Stated task: Copy out the listing in full, exactly as written, but not its pictures.

* start Dataset content *

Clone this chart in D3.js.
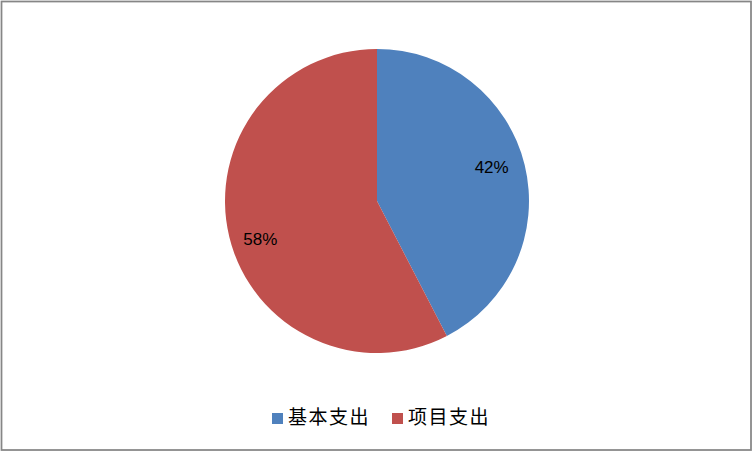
<!DOCTYPE html>
<html><head><meta charset="utf-8">
<script src="https://cdn.jsdelivr.net/npm/d3@7"></script>
<style>html,body{margin:0;padding:0;background:#fff;}svg{display:block;}</style>
</head><body>
<script>
const categories = ["基本支出", "项目支出"];
const values = [42.4, 57.6];
const colors = ["#4F81BD", "#C0504D"];

const W = 753, H = 451;
const svg = d3.select("body").append("svg").attr("width", W).attr("height", H);
svg.append("rect").attr("x", 1.5).attr("y", 1.5).attr("width", 749.5).attr("height", 448.5)
  .attr("fill", "#fff").attr("stroke", "#868686").attr("stroke-width", 1.75);

const cx = 377, cy = 201, r = 152;
const data = categories.map((c, i) => ({cat: c, v: values[i], col: colors[i]}));
const pie = d3.pie().value(d => d.v).sort(null);
const arc = d3.arc().innerRadius(0).outerRadius(r);
const labelArc = d3.arc().innerRadius(r * 0.79).outerRadius(r * 0.79);
const labelShift = [[-2, -5], [0, 10]];
const total = d3.sum(values);
const g = svg.append("g").attr("transform", `translate(${cx},${cy})`);
const arcs = pie(data);
g.selectAll("path").data(arcs).join("path").attr("d", arc).attr("fill", d => d.data.col);
g.selectAll("text").data(arcs).join("text")
  .attr("transform", (d, i) => {
    const [x, y] = labelArc.centroid(d);
    return `translate(${x + labelShift[i][0]},${y + labelShift[i][1]})`;
  })
  .attr("text-anchor", "middle").attr("dominant-baseline", "central")
  .attr("font-family", "Liberation Sans, Arial, sans-serif").attr("font-size", 17)
  .attr("fill", "#000")
  .text(d => Math.round(d.data.v / total * 100) + "%");

const legend = svg.append("g");
const lx = [272, 392];
data.forEach((d, i) => {
  legend.append("rect").attr("x", lx[i]).attr("y", 413).attr("width", 11).attr("height", 11).attr("fill", d.col);
  legend.append("text").attr("x", lx[i] + 16).attr("y", 415.5)
    .attr("dominant-baseline", "central")
    .attr("font-family", "Noto Sans CJK SC, sans-serif").attr("font-size", 19)
    .attr("letter-spacing", 1.5).attr("fill", "#000").text(d.cat);
});
</script>
</body></html>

* end Dataset content *

Task response:
Clone this chart in D3.js.
<!DOCTYPE html>
<html><head><meta charset="utf-8">
<script src="https://cdn.jsdelivr.net/npm/d3@7"></script>
<style>html,body{margin:0;padding:0;background:#fff;}svg{display:block;}</style>
</head><body>
<script>
const categories = ["基本支出", "项目支出"];
const values = [42.4, 57.6];
const colors = ["#4F81BD", "#C0504D"];

const W = 753, H = 451;
const svg = d3.select("body").append("svg").attr("width", W).attr("height", H);
svg.append("rect").attr("x", 1.5).attr("y", 1.5).attr("width", 749.5).attr("height", 448.5)
  .attr("fill", "#fff").attr("stroke", "#868686").attr("stroke-width", 1.75);

const cx = 377, cy = 201, r = 152;
const data = categories.map((c, i) => ({cat: c, v: values[i], col: colors[i]}));
const pie = d3.pie().value(d => d.v).sort(null);
const arc = d3.arc().innerRadius(0).outerRadius(r);
const labelArc = d3.arc().innerRadius(r * 0.79).outerRadius(r * 0.79);
const labelShift = [[-2, -5], [0, 10]];
const total = d3.sum(values);
const g = svg.append("g").attr("transform", `translate(${cx},${cy})`);
const arcs = pie(data);
g.selectAll("path").data(arcs).join("path").attr("d", arc).attr("fill", d => d.data.col);
g.selectAll("text").data(arcs).join("text")
  .attr("transform", (d, i) => {
    const [x, y] = labelArc.centroid(d);
    return `translate(${x + labelShift[i][0]},${y + labelShift[i][1]})`;
  })
  .attr("text-anchor", "middle").attr("dominant-baseline", "central")
  .attr("font-family", "Liberation Sans, Arial, sans-serif").attr("font-size", 17)
  .attr("fill", "#000")
  .text(d => Math.round(d.data.v / total * 100) + "%");

const legend = svg.append("g");
const lx = [272, 392];
data.forEach((d, i) => {
  legend.append("rect").attr("x", lx[i]).attr("y", 413).attr("width", 11).attr("height", 11).attr("fill", d.col);
  legend.append("text").attr("x", lx[i] + 16).attr("y", 415.5)
    .attr("dominant-baseline", "central")
    .attr("font-family", "Noto Sans CJK SC, sans-serif").attr("font-size", 19)
    .attr("letter-spacing", 1.5).attr("fill", "#000").text(d.cat);
});
</script>
</body></html>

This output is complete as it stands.